European governments today have no moral _requirement_ to unconditionally support the policies of Israel's government. And the reason that Israel's policies have become unhinged under Netanyahu, Sharon, and Olmert is precisely because of uncritical US and even European support. If the Israeli government were to be reminded for once that US and European support has to be _earned_, it would become more moderate in its policies on the West Bank and Gaza. Considering the nature of the neighboring Arab goverments, earning US and European support shouldn't be an insuperable task.

Palestinians are victimised, just much less so than Jews have been. And this is not done for a good cause. The cause is a bad one : European anti-semitism. I hope the meaning is clear.

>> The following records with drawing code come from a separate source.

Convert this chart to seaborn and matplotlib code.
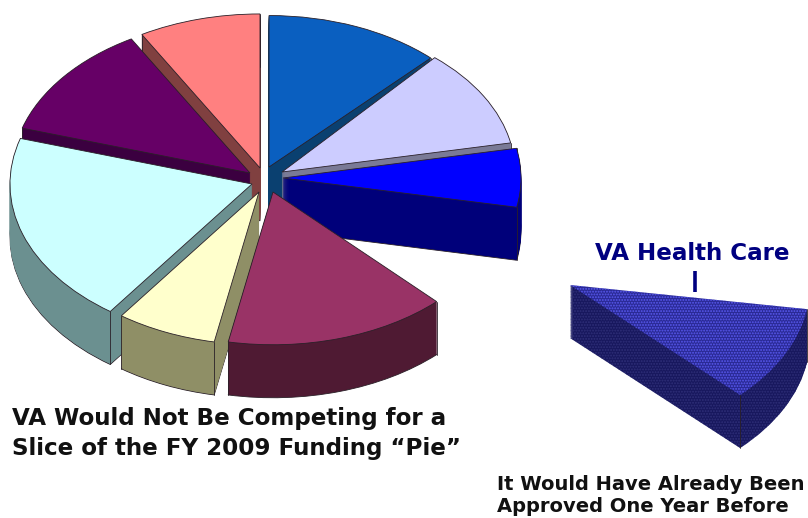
import math

import matplotlib
matplotlib.use("Agg")
import matplotlib.pyplot as plt
from matplotlib.patches import Wedge
import seaborn as sns

# Shares of the FY 2009 funding pie, in percent, clockwise from twelve o'clock
slice_names = ["A", "B", "C", "VA Health Care", "D", "E", "F", "G", "H"]
slice_shares = [12.2, 9.7, 6.1, 9.7, 15.3, 6.9, 19.7, 12.0, 8.3]

top_colors = ["#0a5fc0", "#ccccff", "#0000ff", "#2a2a96", "#993366",
              "#ffffcc", "#ccffff", "#660066", "#ff8080"]
wall_colors = ["#0a4070", "#7a7a96", "#00007a", "#18185e", "#4f1a33",
               "#8f8f66", "#6b9090", "#3b0040", "#804040"]

# Pixel position of each slice tip after it is pulled out of the pie
tips_x = [269, 282, 283, 570, 273, 259, 252, 250, 260]
tips_y = [167, 172, 178, 285, 192, 192, 184, 173, 168]
radii = [233, 233, 238, 240, 235, 235, 242, 238, 237]

# Perspective skew: degrees a slice's leading and trailing edges are rotated by
lead_skew = [0, 3, 0, 2, 0, 0, 0, 0, 0]
trail_skew = [0, 0, 0, 1, 0, 0, 0, 0, 0]

# Back-to-front painting order of the slices left in the pie, then the lifted one
paint_order = ["H", "A", "G", "B", "C", "F", "E", "D", "VA Health Care"]

WIDTH, HEIGHT = 808, 518
TILT = 0.65
DEPTH = 53


def ypos(pixel_row):
    """Convert a pixel row to the unsquashed vertical data scale."""
    return (HEIGHT - pixel_row) / TILT


sns.set_theme(style="white")
plt.rcParams["font.family"] = ["DejaVu Sans"]
plt.rcParams["hatch.linewidth"] = 0.9

fig = plt.figure(figsize=(WIDTH / 100, HEIGHT / 100), dpi=100)
ax = fig.add_axes([0, 0, 1, 1])

total = sum(slice_shares)
starts = []
angle = 90.0
for share in slice_shares:
    starts.append(angle)
    angle -= share / total * 360

EDGE = "#2a2028"

for i, name in enumerate(slice_names):
    rank = paint_order.index(name)
    span = slice_shares[i] / total * 360 + lead_skew[i] - trail_skew[i]
    fraction = span / 360
    center = (tips_x[i], ypos(tips_y[i]))
    lifted = name == "VA Health Care"
    wedges, _ = ax.pie(
        [fraction, 1 - fraction],
        startangle=starts[i] + lead_skew[i],
        counterclock=False,
        center=center,
        radius=radii[i],
        colors=[top_colors[i], "none"],
        wedgeprops={"linewidth": 0.6, "edgecolor": EDGE},
        normalize=True,
    )
    top = wedges[0]
    wedges[1].remove()
    top.set_zorder(rank * 2 + 1.5)
    if lifted:
        top.set_edgecolor("#5a5af0")
        top.set_hatch("......")
        top.set_linewidth(0)

    # The slice thickness is built from stacked copies sliding down the page
    for step in range(DEPTH, 0, -1):
        wall = Wedge(
            (center[0], center[1] - step / TILT),
            radii[i],
            top.theta1,
            top.theta2,
            facecolor=wall_colors[i],
            edgecolor=EDGE if step == DEPTH else wall_colors[i],
            linewidth=0.6 if step == DEPTH else 0.3,
            zorder=rank * 2 + 1,
        )
        if lifted:
            wall.set_edgecolor("#34347e")
            wall.set_hatch("......")
            wall.set_linewidth(0)
        ax.add_patch(wall)

    # Vertical arrises where the cut faces meet the curved wall
    for theta in (top.theta1, top.theta2):
        corner_x = center[0] + radii[i] * math.cos(math.radians(theta))
        corner_y = center[1] + radii[i] * math.sin(math.radians(theta))
        ax.plot([corner_x, corner_x], [corner_y, corner_y - DEPTH / TILT],
                color=EDGE, lw=0.6, zorder=rank * 2 + 1.2)

ax.plot([695, 695], [ypos(271), ypos(292)], color="#000080", lw=2.6,
        solid_capstyle="butt", zorder=30)

ax.set_aspect("auto")
ax.set_xlim(0, WIDTH)
ax.set_ylim(0, HEIGHT / TILT)
ax.axis("off")

ax.text(12, ypos(419), "VA Would Not Be Competing for a", fontsize=16.6,
        fontweight="bold", color="#111111", va="center", ha="left")
ax.text(12, ypos(449), "Slice of the FY 2009 Funding “Pie”", fontsize=16.6,
        fontweight="bold", color="#111111", va="center", ha="left")
ax.text(692, ypos(253), "VA Health Care", fontsize=16.6, fontweight="bold",
        color="#000080", va="center", ha="center")
ax.text(497, ypos(485), "It Would Have Already Been", fontsize=14,
        fontweight="bold", color="#111111", va="center", ha="left")
ax.text(497, ypos(507), "Approved One Year Before", fontsize=14,
        fontweight="bold", color="#111111", va="center", ha="left")

fig.savefig("out.png", dpi=100, facecolor="white")
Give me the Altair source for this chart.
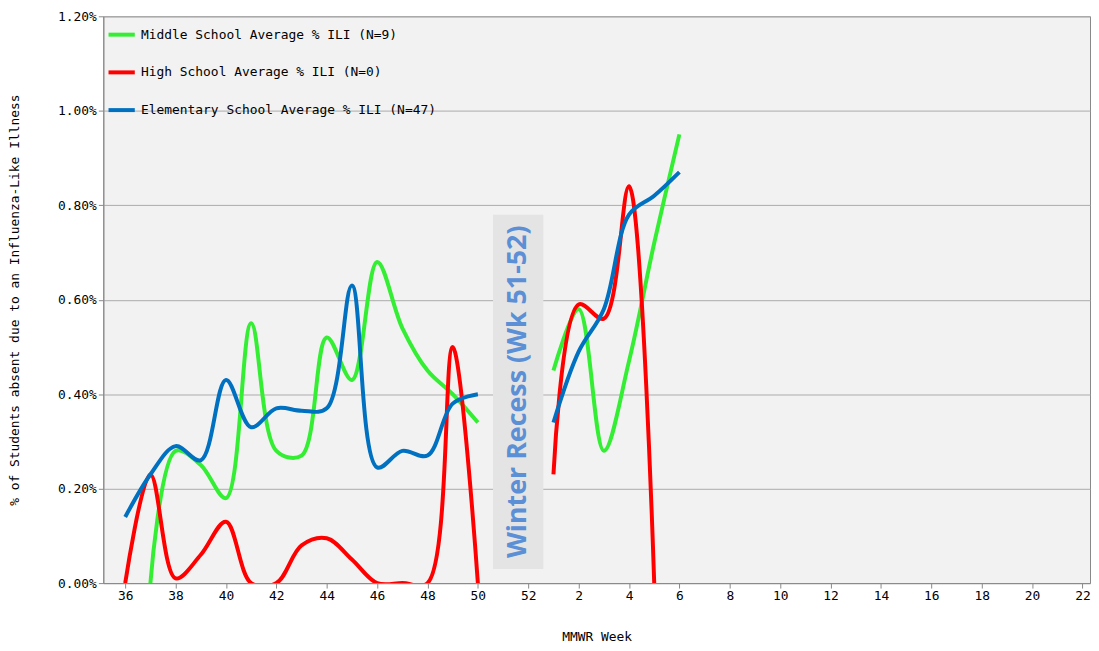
import altair as alt
import pandas as pd

# week index 0..38 maps to MMWR weeks 36..52, 1..22
middle_a = [None, 0.0, 0.28, 0.25, 0.18, 0.55, 0.28, 0.27, 0.52, 0.43, 0.68, 0.54, 0.45, 0.40, 0.34]
middle_b = [0.45, 0.58, 0.28, 0.47, 0.72, 0.95]
high_a = [0.0, 0.23, 0.01, 0.06, 0.13, 0.0, 0.0, 0.08, 0.095, 0.05, 0.0, 0.0, 0.0, 0.50, 0.0]
high_b = [0.23, 0.59, 0.56, 0.84, 0.0]
elem_a = [0.14, 0.23, 0.29, 0.26, 0.43, 0.33, 0.37, 0.365, 0.37, 0.63, 0.245, 0.28, 0.27, 0.38, 0.40]
elem_b = [0.34, 0.49, 0.58, 0.78, 0.82, 0.87]

series = [
    ("Middle School Average % ILI (N=9)", middle_a, middle_b),
    ("High School Average % ILI (N=0)", high_a, high_b),
    ("Elementary School Average % ILI (N=47)", elem_a, elem_b),
]
names = [s[0] for s in series]
colors = ["#33ee33", "#ff0000", "#0070c0"]

rows = []
for name, a, b in series:
    for i, v in enumerate(a):
        if v is not None:
            rows.append({"series": name, "seg": name + "a", "idx": i, "val": v})
    for i, v in enumerate(b):
        rows.append({"series": name, "seg": name + "b", "idx": 17 + i, "val": v})
df = pd.DataFrame(rows)

font = "DejaVu Sans Mono"
x = alt.X("idx:Q", scale=alt.Scale(domain=[-0.87, 38.3], nice=False, zero=False),
          axis=alt.Axis(values=list(range(0, 39, 2)), grid=False, title="MMWR Week",
                        labelExpr="datum.value < 17 ? datum.value + 36 : datum.value - 16",
                        labelFont=font, titleFont=font, labelFontSize=13, titleFontSize=13,
                        titleFontWeight="normal", labelColor="black", titleColor="black",
                        domainColor="#888", tickColor="#888", titlePadding=28))
y = alt.Y("val:Q", scale=alt.Scale(domain=[0, 1.2], nice=False),
          axis=alt.Axis(values=[0, 0.2, 0.4, 0.6, 0.8, 1.0, 1.2],
                        labelExpr="format(datum.value/100, '.2%')",
                        title="% of Students absent due to an Influenza-Like Illness",
                        labelFont=font, titleFont=font, labelFontSize=13, titleFontSize=13,
                        titleFontWeight="normal", labelColor="black", titleColor="black",
                        gridColor="#aaaaaa", domainColor="#888", tickColor="#888", titlePadding=36))

lines = alt.Chart(df).mark_line(interpolate="catmull-rom", strokeWidth=4, clip=True).encode(
    x=x, y=y,
    color=alt.Color("series:N", scale=alt.Scale(domain=names, range=colors), sort=names,
                    legend=alt.Legend(orient="top-left", title=None, symbolType="stroke",
                                      symbolStrokeWidth=4, symbolSize=700, labelFont=font,
                                      labelFontSize=13, labelLimit=500, rowPadding=14,
                                      offset=3)),
    detail="seg:N",
)

box = pd.DataFrame({"x1": [14.6], "x2": [16.6], "y1": [0.03], "y2": [0.78]})
rect = alt.Chart(box).mark_rect(color="#e4e4e4").encode(x="x1:Q", x2="x2", y="y1:Q", y2="y2")
label = alt.Chart(pd.DataFrame({"x": [15.6], "y": [0.405], "t": ["Winter Recess (Wk 51-52)"]})).mark_text(
    angle=270, font="Open Sans", fontWeight="bold", fontSize=27, color="#5b8fd6"
).encode(x="x:Q", y="y:Q", text="t:N")

chart = (rect + label + lines).properties(
    width=994, height=571, background="white",
    padding={"left": 0, "top": 0, "right": 0, "bottom": 0},
).configure_view(fill="#f2f2f2", stroke="#888")
chart.save("out.html", embed_options={"renderer": "svg", "actions": False})
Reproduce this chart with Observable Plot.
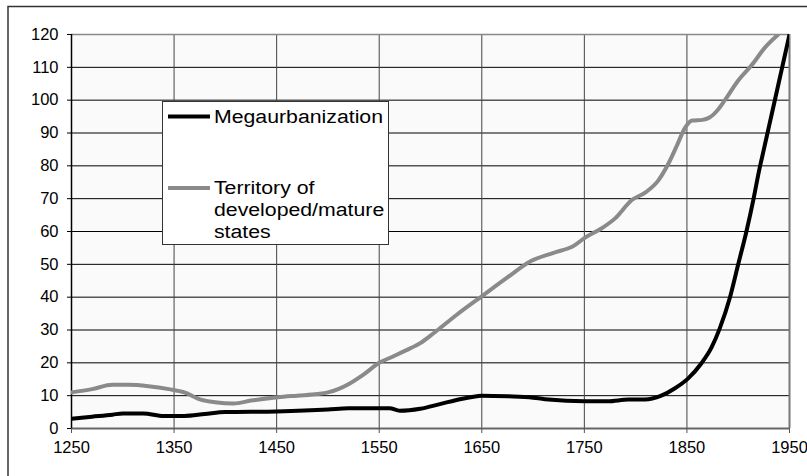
<!DOCTYPE html>
<html>
<head>
<meta charset="utf-8">
<script src="https://cdn.jsdelivr.net/npm/d3@7"></script>
<script src="https://cdn.jsdelivr.net/npm/@observablehq/plot@0.6"></script>
<style>
  html, body { margin: 0; padding: 0; background: #fff; }
  #chart { position: relative; width: 807px; height: 476px; }
</style>
</head>
<body>
<div id="chart"></div>
<script>
// ---- Data ----
const megaYears = [1250,1270,1290,1300,1320,1340,1360,1380,1400,1450,1500,1520,1560,1570,1590,1610,1630,1645,1650,1676,1700,1715,1750,1773,1793,1809,1825,1838,1851,1864,1874,1882,1892,1900,1908,1915,1920,1925,1930,1935,1940,1945,1950];
const megaValues = [3,3.6,4.2,4.6,4.6,3.8,3.8,4.4,5,5.2,5.8,6.2,6.2,5.4,6,7.5,9,9.8,10,9.8,9.4,8.8,8.3,8.3,8.8,8.8,10,12.2,15.2,19.8,24.7,30.5,40,50,60,70,78,85,92,99,106,113,120];

const terrYears = [1250,1270,1290,1305,1325,1345,1360,1376,1390,1408,1425,1451,1470,1490,1500,1510,1520,1535,1550,1564,1576,1590,1603,1625,1651,1675,1698,1720,1740,1750,1767,1780,1796,1810,1822,1832,1840,1848,1855,1865,1872,1880,1887,1900,1913,1926,1939];
const terrValues = [11,12,13.3,13.3,12.9,12,11,8.8,8,7.6,8.5,9.5,10,10.5,11,12,13.5,16.5,20,22,23.8,26,29,34.5,40.5,46,51,53.5,55.7,58,61,64,69.5,72,75.5,80.7,86,91.5,93.8,94,94.7,97,100,106,110.6,116,120];

const xTicks = [1250,1350,1450,1550,1650,1750,1850,1950];
const yTicks = [0,10,20,30,40,50,60,70,80,90,100,110,120];

const seriesNames = ["Megaurbanization", "Territory of developed/mature states"];
const legendLines = [["Megaurbanization"], ["Territory of", "developed/mature", "states"]];

// ---- Tables built from arrays ----
const mega = megaYears.map((y, i) => ({year: y, value: megaValues[i]}));
const terr = terrYears.map((y, i) => ({year: y, value: terrValues[i]}));

const svg = Plot.plot({
  width: 807,
  height: 476,
  marginLeft: 71,
  marginRight: 18,
  marginTop: 34,
  marginBottom: 48,
  style: {background: "#fff", fontFamily: "'Liberation Sans', Arial, sans-serif", fontSize: "16px", color: "#000"},
  x: {domain: [1250, 1950], label: null},
  y: {domain: [0, 120], label: null},
  marks: [
    Plot.frame({fill: "#fafafa", stroke: null}),
    Plot.ruleY(yTicks.filter(d => d > 0 && d < 120), {stroke: "#000", strokeWidth: 1}),
    Plot.ruleX(xTicks.filter(d => d > 1250 && d < 1950), {stroke: "#444", strokeWidth: 1}),
    Plot.ruleY([120], {stroke: "#888", strokeWidth: 1.5}),
    Plot.ruleX([1950], {stroke: "#777", strokeWidth: 2}),
    Plot.ruleY([0], {stroke: "#666", strokeWidth: 2}),
    Plot.ruleX([1250], {stroke: "#000", strokeWidth: 1.5}),
    Plot.line(terr, {x: "year", y: "value", stroke: "#8a8a8a", strokeWidth: 4, curve: "monotone-x", clip: true}),
    Plot.line(mega, {x: "year", y: "value", stroke: "#000", strokeWidth: 4, curve: "monotone-x", clip: true}),
    Plot.axisY({ticks: yTicks, tickSize: 4, tickPadding: 9, tickFormat: d => String(d), fontSize: 16.5, stroke: "#000", label: null}),
    Plot.axisX({ticks: xTicks, tickSize: 5, tickPadding: 8, tickFormat: d => String(d), fontSize: 16.5, stroke: "#555", label: null})
  ]
});

document.getElementById("chart").appendChild(svg);

// ---- Outer border (left and top visible) ----
const s = d3.select(svg);
s.append("path")
  .attr("d", "M8,480 L8,6.5 L812,6.5")
  .attr("fill", "none")
  .attr("stroke", "#333")
  .attr("stroke-width", 1.5);

// ---- Legend ----
const lg = s.append("g")
  .attr("font-family", "'Liberation Sans', Arial, sans-serif")
  .attr("font-size", 19)
  .attr("text-anchor", "start");
lg.append("rect")
  .attr("x", 162.5).attr("y", 101.5).attr("width", 226).attr("height", 143)
  .attr("fill", "#fff").attr("stroke", "#333").attr("stroke-width", 1);
const legendColors = ["#000", "#8a8a8a"];
const legendY = [116.5, 188];
legendLines.forEach((lines, i) => {
  lg.append("line")
    .attr("x1", 168).attr("x2", 210)
    .attr("y1", legendY[i]).attr("y2", legendY[i])
    .attr("stroke", legendColors[i]).attr("stroke-width", 4);
  const t = lg.append("text")
    .attr("x", 214).attr("y", legendY[i] + 6.5).attr("fill", "#000")
    .attr("transform", "translate(214,0) scale(1.12,1) translate(-214,0)");
  lines.forEach((ln, j) => {
    t.append("tspan").attr("x", 214).attr("dy", j === 0 ? 0 : 22).text(ln);
  });
});
</script>
</body>
</html>
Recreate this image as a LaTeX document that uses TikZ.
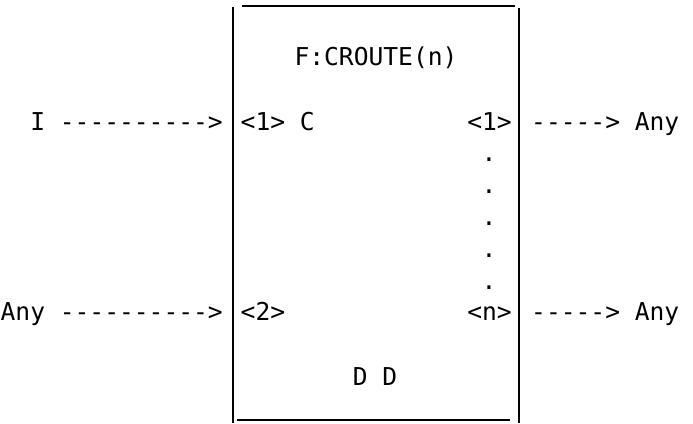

Anti-semitism could not be resurrected in post-war Europe because there were hardly any Jews left close-by that one could rough up.
I agree that the problem of European anti-semitism may now not be so big in Europe, but its consequences are still with us in the Middle East.
The US and Europe abdicating responsiblity to the Israeli government for enforcing a new order (conceived by the US and Europe) in the Middle East was never going to work. Too much of a principal-agent problem. Ditto for trying to work with any moderate or otherwise Arab government, whether legitimised by elections or not. And now the circle of agents to accommodate has grown even wider with non-Arab Muslim people getting excited over the issue.
Now, the root of all evil may be "the lust for power fuelled by greed and ambition". But, then, we should give up on regulating inter-personal, as well as international, affairs by law. Why, even blogging would be pointless "billions of words concerning morality and justice".